I was asked this exact question ALL weekend! What frustrates me is not that everyone keeps asking me this question its that I don’t really have an inspirational story to tell because this hair cut was a happy accident. None the less I love my hair cut and my family, friends, boyfriend and co-workers love my hair cut too. They say that I really look nice and that I have the perfect face for this style. So all in all I am happy with the outcome.
A part of me is still waiting for someone to have a negative comment. But I am going to push that out of my mind because God has given me favor over this situation. One thing I have learned from this experience is that I am 100% comfortable in my skin. I know who I am and most importantly I love who I am. It is fantastic that everyone in my life is so supportive of my new hair style. But the truth is if I wasn’t comfortable with myself there would be no way that anyone would have seen this hair cut. I would have got up from the barber’s chair went to my car and cried my eyes out. Than the next day I would have went to the hair store and bought a wig and every time I would have taken that wig off I would have started to cry all over again.
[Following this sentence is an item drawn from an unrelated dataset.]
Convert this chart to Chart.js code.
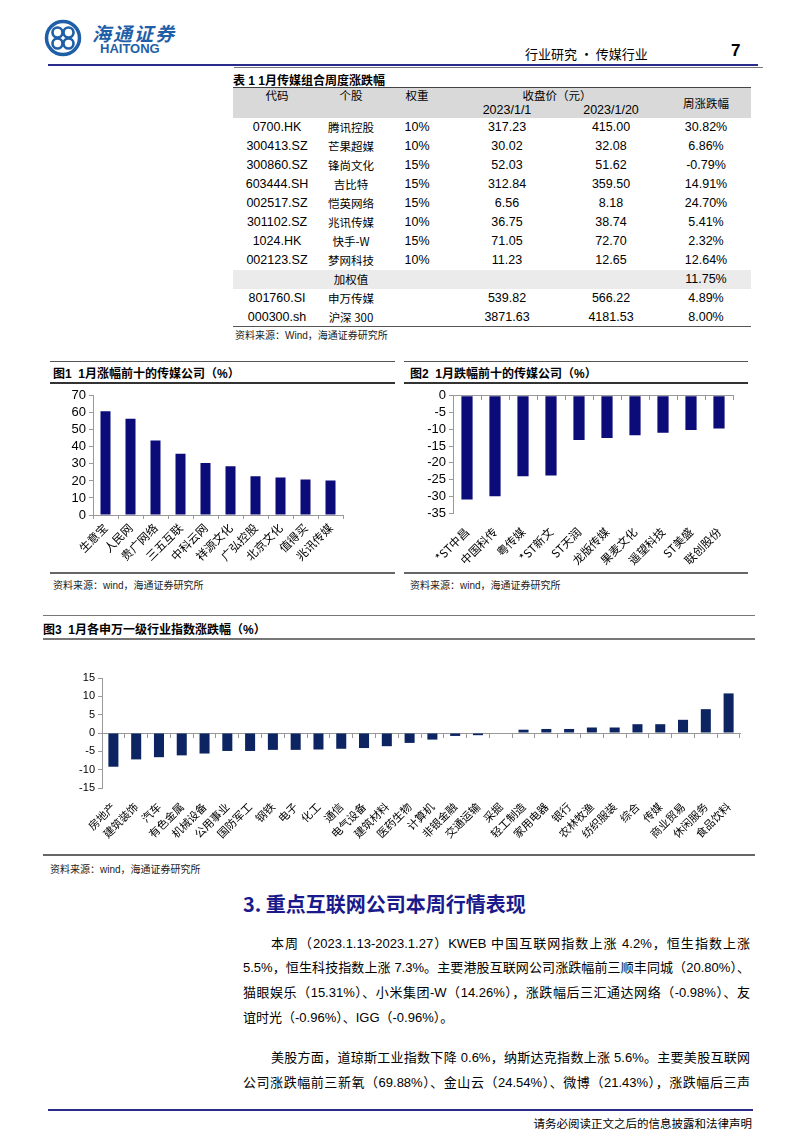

So for me to walk out of the barber’s chair actually liking my hair style and going about my weekend is huge for me. I still can’t believe how this hair cut happened. If you would have told me six months ago I was going to cut my hair this short I would have called you a liar. I tend to be introverted, I enjoy being alone and I keep to myself in social settings so for me to cut my hair this short I can’t help but get noticed. Me getting noticed makes me a little nervous but I am up for the challenge. This experience is another way that I will grow as a person. The way I look at life is that if you are not growing and changing as an individual you are not living life. I know that I am not the same person I was a year ago and I won’t be the same person a year from now.